▶ [PROBLEM REQUIREMENTS]
Output the lines from the top of the entries below to the line with "3.0), dpi=100, facecolor='#d4eadb')", both included, exactly and without pictures.

▶ [DATA ROWS]
[Begin]

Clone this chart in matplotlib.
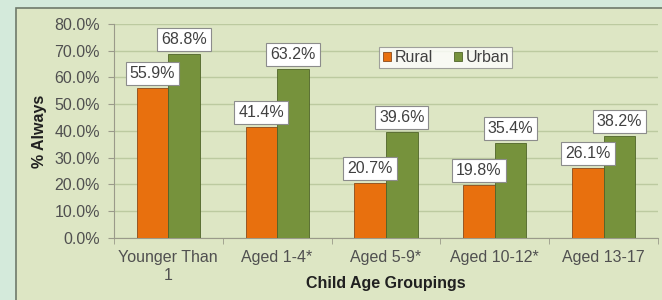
import numpy as np
import matplotlib.pyplot as plt
from matplotlib.patches import Rectangle

# データ
groups = ['Younger Than\n1', 'Aged 1-4*', 'Aged 5-9*', 'Aged 10-12*', 'Aged 13-17']
rural = [55.9, 41.4, 20.7, 19.8, 26.1]
urban = [68.8, 63.2, 39.6, 35.4, 38.2]
yticks = [0, 10, 20, 30, 40, 50, 60, 70, 80]

plt.rcParams['font.family'] = ['Liberation Sans', 'DejaVu Sans']
fs = 11.5

fig = plt.figure(figsize=(6.62, 3.0), dpi=100, facecolor='#d4eadb')

# 内側のパネル
fig.patches.append(Rectangle((16 / 662, -0.1), 1.0, 1.1 - 8 / 300, transform=fig.transFigure,
                             facecolor='#dde6c4', edgecolor='#6f7a6a', linewidth=1.2, zorder=-10))

ax = fig.add_axes([0.172, 0.207, 0.822, 0.713])
ax.set_facecolor('none')

x = np.arange(len(groups))
w = 0.29
b1 = ax.bar(x - w / 2, rural, w, color='#e8700e', edgecolor='#8a4a1a', linewidth=0.6, label='Rural', zorder=3)
b2 = ax.bar(x + w / 2, urban, w, color='#76923c', edgecolor='#4f6428', linewidth=0.6, label='Urban', zorder=3)

for bars in (b1, b2):
    for r in bars:
        ax.annotate(f'{r.get_height():.1f}%', (r.get_x() + r.get_width() / 2, r.get_height()),
                    xytext=(0, 5), textcoords='offset points', ha='center', va='bottom',
                    fontsize=fs, color='#404040', zorder=5,
                    bbox=dict(boxstyle='square,pad=0.25', facecolor='white', edgecolor='#8c8c8c', linewidth=0.8))

ax.set_ylim(0, 80)
ax.set_yticks(yticks)
ax.set_yticklabels([f'{v:.1f}%' for v in yticks], fontsize=fs, color='#505050')
ax.set_xlim(-0.5, len(groups) - 0.5)
ax.set_xticks(x)
ax.set_xticklabels(groups, fontsize=fs, color='#505050', linespacing=1.2)
ax.set_xticks(np.arange(-0.5, len(groups)), minor=True)
ax.tick_params(axis='x', which='major', length=0, pad=9)
ax.tick_params(axis='x', which='minor', length=4, color='#9a9a8a')
ax.tick_params(axis='y', length=4, color='#9a9a8a', pad=6)

ax.grid(axis='y', color='#bccaa0', linewidth=1.0, zorder=0)
for s in ['top', 'right']:
    ax.spines[s].set_visible(False)
ax.spines['left'].set_color('#9a9a8a')
ax.spines['bottom'].set_color('#9a9a8a')

ax.set_xlabel('Child Age Groupings', fontsize=fs, fontweight='bold', color='#202020')
ax.xaxis.set_label_coords(0.5, -0.18)
ax.set_ylabel('% Always', fontsize=fs, fontweight='bold', color='#202020', labelpad=5)

leg = ax.legend(loc='upper left', bbox_to_anchor=(0.488, 0.893), ncol=2, fontsize=fs,
                frameon=True, fancybox=False, edgecolor='#8c8c8c', handlelength=0.55, handleheight=0.55,
                handletextpad=0.2, columnspacing=1.3, borderpad=0.2, borderaxespad=0)
leg.get_frame().set_linewidth(0.8)
for t in leg.get_texts():
    t.set_color('#404040')

fig.savefig('out.png', dpi=100, facecolor=fig.get_facecolor())
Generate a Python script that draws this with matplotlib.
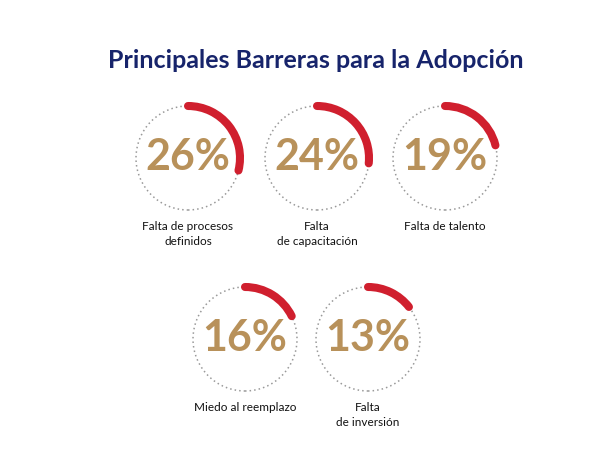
import matplotlib
matplotlib.use('Agg')
import matplotlib.pyplot as plt
from matplotlib.patches import Arc, Circle

title = 'Principales Barreras para la Adopción'
labels = ['Falta de procesos\ndefinidos', 'Falta\nde capacitación', 'Falta de talento',
          'Miedo al reemplazo', 'Falta\nde inversión']
values = [26, 24, 19, 16, 13]

# posiciones en pixeles (origen arriba a la izquierda)
cx = [188, 317, 445, 245, 368]
cy = [158, 158, 158, 339, 339]
R = 52
ARC_SCALE = 1.11  # el arco del original es un poco mas largo que el porcentaje

RED = '#d01f2e'
GOLD = '#b8915a'
NAVY = '#17246b'

W, H = 591, 450
fig = plt.figure(figsize=(W / 100, H / 100), dpi=100)
ax = fig.add_axes([0, 0, 1, 1])
ax.set_xlim(0, W)
ax.set_ylim(0, H)
ax.set_aspect('equal')
ax.axis('off')

ax.text(316, H - 61, title, ha='center', va='center', fontsize=18,
        fontweight='bold', color=NAVY, family='Lato')

for x, y, v, lab in zip(cx, cy, values, labels):
    yy = H - y
    ax.add_patch(Circle((x, yy), R, fill=False, ec='#999999', lw=1.1,
                        ls=(0, (1, 2.0))))
    span = v * 3.6 * ARC_SCALE
    ax.add_patch(Arc((x, yy), 2 * R, 2 * R, theta1=90 - span, theta2=90,
                     color=RED, lw=5.8, capstyle='round'))
    ax.text(x, yy + 1, f'{v}%', ha='center', va='center', fontsize=31,
            fontweight='bold', color=GOLD, family='Lato')
    ax.text(x, yy - R - 11, lab, ha='center', va='top', fontsize=8.5,
            color='#111111', family='Lato', linespacing=1.45)

fig.savefig('out.png', dpi=100, facecolor='white')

[End]

▶ [SOLUTION]
Clone this chart in matplotlib.
import numpy as np
import matplotlib.pyplot as plt
from matplotlib.patches import Rectangle

# データ
groups = ['Younger Than\n1', 'Aged 1-4*', 'Aged 5-9*', 'Aged 10-12*', 'Aged 13-17']
rural = [55.9, 41.4, 20.7, 19.8, 26.1]
urban = [68.8, 63.2, 39.6, 35.4, 38.2]
yticks = [0, 10, 20, 30, 40, 50, 60, 70, 80]

plt.rcParams['font.family'] = ['Liberation Sans', 'DejaVu Sans']
fs = 11.5

fig = plt.figure(figsize=(6.62, 3.0), dpi=100, facecolor='#d4eadb')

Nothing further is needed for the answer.